Sigma had the distinct pleasure of hosting our very first, scholarship winner, Jamie Russell. Jamie’s prize winning photos poignantly reflected conditions among the homeless in the Buffalo area. She is a recent high school graduate going on to Point Park University in Pittsburgh, Pennsylvania where she will major in photography and minor in journalism.
What made hosting Jamie such a pleasure was Jamie herself. Upon meeting Jamie her warmth and enthusiasm was immediately felt. She was so appreciative of having won the contest and for the opportunity to visit our facility and made it a point to tell us so every chance she had. In getting to know Jamie, we were more impressed with how bright, resourceful, organized, focused and ambitious she is. Her concern for the human condition is clearly what motivates her and moves her forward in both her photography and career aspirations. After meeting the entire Sigma staff and having a bite of breakfast, Jamie picked out three lenses as part of her prize, the 70-300mm F4-5.6 DG Macro, 8-16mm F4.5-5.6 DC and the 24mm F1.8 EX DG Macro then Sigma executives presented her with the $5,000 prize. (Of course the occasion called for the traditional “big” check!) After a full out photo shoot we whisked her off to Manhattan for a full day of photo shoot.
Our first stop in NYC was Central Park where Jamie had never been. As we strolled through the park, we visited the boat house, the fountain and the beautiful tree-lined Mall. Jamie, admittedly not really a nature photographer, couldn’t help but to snap away at the scenery, mesmerized by the trees that lined the Mall all ran into one another and created a canopy and transported us from NYC to vast countryside. I must add that it was brutally hot this day, but that didn’t stop Jamie from running, crouching, standing in direct sunlight and almost getting left behind a few times in an effort to get the shot she was after!
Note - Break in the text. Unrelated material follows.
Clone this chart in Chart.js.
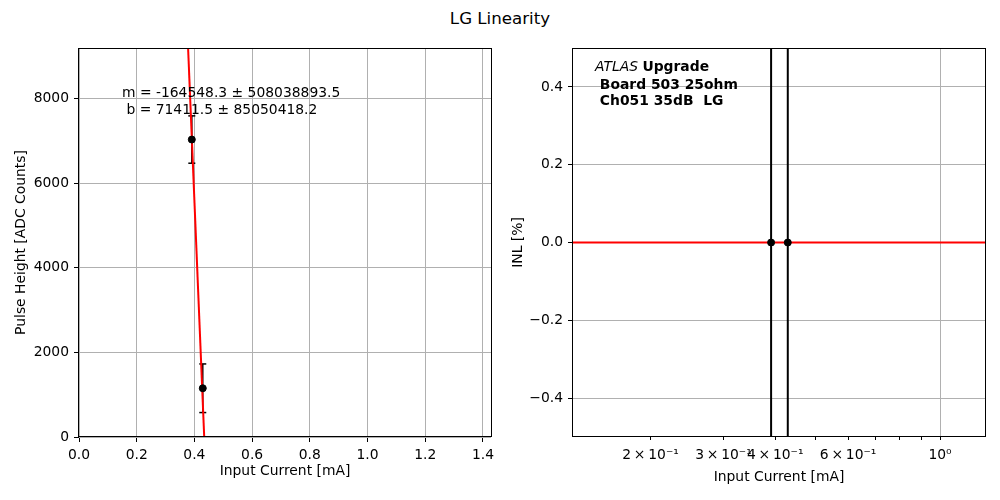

Leaving the Park we walked down 5th Avenue toward MoMA which was our next destination. Jamie found so many details of the buildings along the way worthy of photographs as she is also a lover of architecture and here her deep appreciation for the contrast between the old buildings set amongst the new was bolstered. She even managed to capture a bit of the human condition in New York City capturing a shot of a shopping cart overloaded containing all of one person’s most worldly and necessary possessions acquired from the streets. On the steps which began at street level, started out wide and continued to the top where it narrowed, was a man sleeping, nestled in blankets on that top step where he fit almost perfectly in length; his back to us so as not to see his face; striking photos but all too familiar NYC scenes.
The walk was long and it was hot and we were hungry, so lunch was in order.
After lunch, we continued our trip to MoMA where we viewed two exhibits: Pictures by Women: A history of Modern Photography and Henri Cartier-Bresson: The Modern Century. It was in the Cartier-Bresson exhibit that Jamie expressed her understanding and appreciation of where photography started relative to where it is today. We then moved on to view the impressionists paintings where Jamie was able to see her most favorite painting, Starry Night by Vincent van Vogh. This was highlight for her and we were glad to have shared it with her.
Then it was off to St. Patrick’s Cathedral, New York Public Library and Grand Central station; we refer to this as the pure architectural portion of the tour. It was taking photos of these structures that the 8-16mm proved to be an indispensable and highly capable lens. Never having used a wide angle lens before, Jamie was in awe of the breadth of this lens and what she was able to compose within one frame. The 8-16mm lens was a hit with new Sigma enthusiast, Jamie!
Our last stop ended at Times Square. After having dinner in the Theatre district with the little time we had left, we were off to explore one of the busiest areas in Manhattan. The chaos was overwhelming, but it was an interesting time of day to be when the sun was about to set. The light bouncing off of the buildings created an attractive atmosphere.
Jamie is an amazing young woman. We are pleased and proud to have had the opportunity to expand her travel experience, provide her with new photo equipment so that she can continue to develop her photographic skills and begin her college career. Most importantly, we are better for having met her as she reminded us that photography is a passion; it’s something that lives in someone’s soul and that is how the world’s most remarkable, indelible and inspiring photographs are born. We wish Jamie luck and long, successful photographic career. Sigma stands ready to support this endeavor.